THE financing of Donald Trump’s Scottish golf courses formed part on an investigation into the tycoon’s connections with Russia, it has been revealed.
Details of the investigation by Fusion GPS – the intelligence company which last year caused a storm in Washington with a dossier of links between the Republican’s campaign to be president and the Kremlin – were leaked earlier this week by a US senator.
Glenn Simpson, the co-founder of Fusion, was interviewed by the Senate Intelligence Committee last August over that dossier, which most famously contained a claim that the Kremlin had compromising video footage of the now President watching prostitutes engage in a sordid sex act.
The research – compiled by former British spy Christopher Steele – has been rubbished by Trump, but the transcript of the interview suggests it was being taken seriously by US intelligence agencies.
In his 10-hour interview with the Senate committee, Simpson said that the firm’s research into Trump’s past began as “a kind of holistic examination” of his business record.
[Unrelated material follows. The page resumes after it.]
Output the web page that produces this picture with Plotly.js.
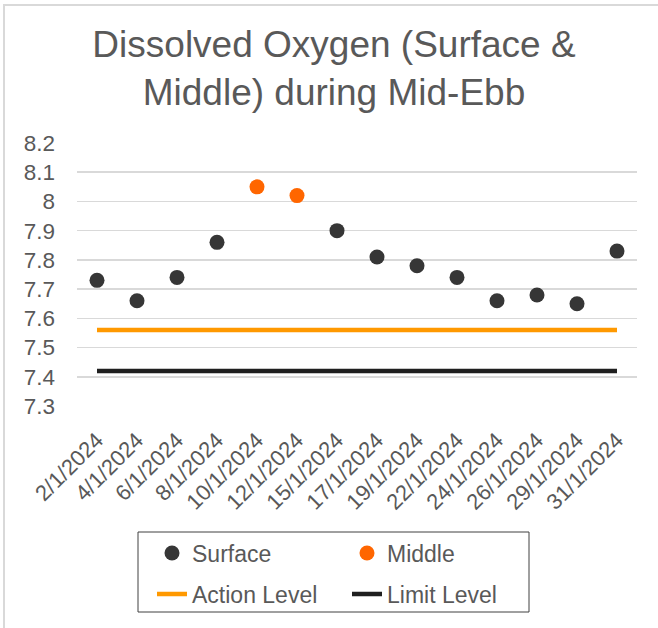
<!DOCTYPE html>
<html><head><meta charset="utf-8">
<script src="https://cdn.plot.ly/plotly-3.0.1.min.js"></script>
<style>html,body{margin:0;padding:0;background:#fff}#chart{width:658px;height:628px}</style>
</head><body><div id="chart"></div>
<script>
const dates = ["2/1/2024","4/1/2024","6/1/2024","8/1/2024","10/1/2024","12/1/2024","15/1/2024","17/1/2024","19/1/2024","22/1/2024","24/1/2024","26/1/2024","29/1/2024","31/1/2024"];
const surface = [7.73,7.66,7.74,7.86,null,null,7.90,7.81,7.78,7.74,7.66,7.68,7.65,7.83];
const middle = [null,null,null,null,8.05,8.02,null,null,null,null,null,null,null,null];
const actionLevel = [7.56,7.56,7.56,7.56,7.56,7.56,7.56,7.56,7.56,7.56,7.56,7.56,7.56,7.56];
const limitLevel = [7.42,7.42,7.42,7.42,7.42,7.42,7.42,7.42,7.42,7.42,7.42,7.42,7.42,7.42];
const yTickVals = [7.3,7.4,7.5,7.6,7.7,7.8,7.9,8.0,8.1,8.2];
const yTickText = ["7.3","7.4","7.5","7.6","7.7","7.8","7.9","8","8.1","8.2"];

const FONT = "Liberation Sans, Arial, sans-serif";
const GRAY = "#595959";

const traces = [
  {x: dates, y: actionLevel, name: "Action Level", type: "scatter", mode: "lines",
   line: {color: "#FF9900", width: 4.5}, legend: "legend2"},
  {x: dates, y: limitLevel, name: "Limit Level", type: "scatter", mode: "lines",
   line: {color: "#1F1F1F", width: 4.5}, legend: "legend2"},
  {x: dates, y: surface, name: "Surface", type: "scatter", mode: "markers",
   marker: {color: "#363636", size: 15}, legend: "legend"},
  {x: dates, y: middle, name: "Middle", type: "scatter", mode: "markers",
   marker: {color: "#FF6600", size: 15}, legend: "legend"}
];

const W = 658, H = 628, L = 77, R = 21, T = 143, B = 222;
const pw = W - L - R, ph = H - T - B;
const px = v => (v - L) / pw;
const py = v => (H - B - v) / ph;

const layout = {
  width: W, height: H,
  margin: {l: L, r: R, t: T, b: B, autoexpand: false},
  paper_bgcolor: "#fff", plot_bgcolor: "#fff",
  font: {family: FONT, color: GRAY},
  title: {text: "Dissolved Oxygen (Surface &<br>Middle) during Mid-Ebb",
    font: {family: FONT, size: 37, color: GRAY},
    xref: "container", x: 334/658, xanchor: "center",
    yref: "container", y: 1 - 57/628, yanchor: "top"},
  xaxis: {type: "category", range: [-0.5, 13.5], showgrid: false, zeroline: false,
    showline: false, ticks: "", tickangle: -45, ticklabelstandoff: 16,
    tickfont: {family: FONT, size: 22, color: GRAY}},
  yaxis: {range: [7.3, 8.2], tickmode: "array", tickvals: yTickVals, ticktext: yTickText,
    showgrid: true, gridcolor: "#D9D9D9", gridwidth: 1.5, zeroline: false, showline: false,
    ticks: "", tickfont: {family: FONT, size: 22.5, color: GRAY}, ticklabelstandoff: 21},
  showlegend: true,
  legend: {orientation: "h", x: px(152), xanchor: "left", y: py(553), yanchor: "middle",
    entrywidth: 150, font: {family: FONT, size: 23, color: GRAY}, bgcolor: "rgba(0,0,0,0)",
    borderwidth: 0, traceorder: "normal"},
  legend2: {orientation: "h", x: px(152), xanchor: "left", y: py(594), yanchor: "middle",
    entrywidth: 150, font: {family: FONT, size: 23, color: GRAY}, bgcolor: "rgba(0,0,0,0)",
    borderwidth: 0, traceorder: "normal"},
  shapes: [
    {type: "rect", xref: "paper", yref: "paper", x0: px(138), x1: px(529), y0: py(612), y1: py(532),
     line: {color: "#404040", width: 1}, fillcolor: "rgba(0,0,0,0)", layer: "below"},
    {type: "rect", xref: "paper", yref: "paper", x0: px(4), x1: px(664), y0: py(634), y1: py(5),
     line: {color: "#D9D9D9", width: 2}, fillcolor: "rgba(0,0,0,0)", layer: "below"}
  ]
};

Plotly.newPlot("chart", traces, layout, {displayModeBar: false, staticPlot: true});
</script>
</body></html>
Simpson said the Scottish golf courses in Turnberry and Aberdeenshire came under scrutiny as the investigation wanted to examine the finances behind them.
He said: “The original inquiry was into the value of the courses, whether he had to borrow money to buy them, whether they were encumbered with debt, how much money they brought in, what valuations he put on them, and property tax filings.”
Simpson added: “He sunk a lot of money into them and he hadn’t gotten a lot of money back yet.”
The latest financial filings show Trump International and Trump Turnberry lost £19 million between them in 2016, with a £9.5m loss the year before.
The Trump Organisation did not comment.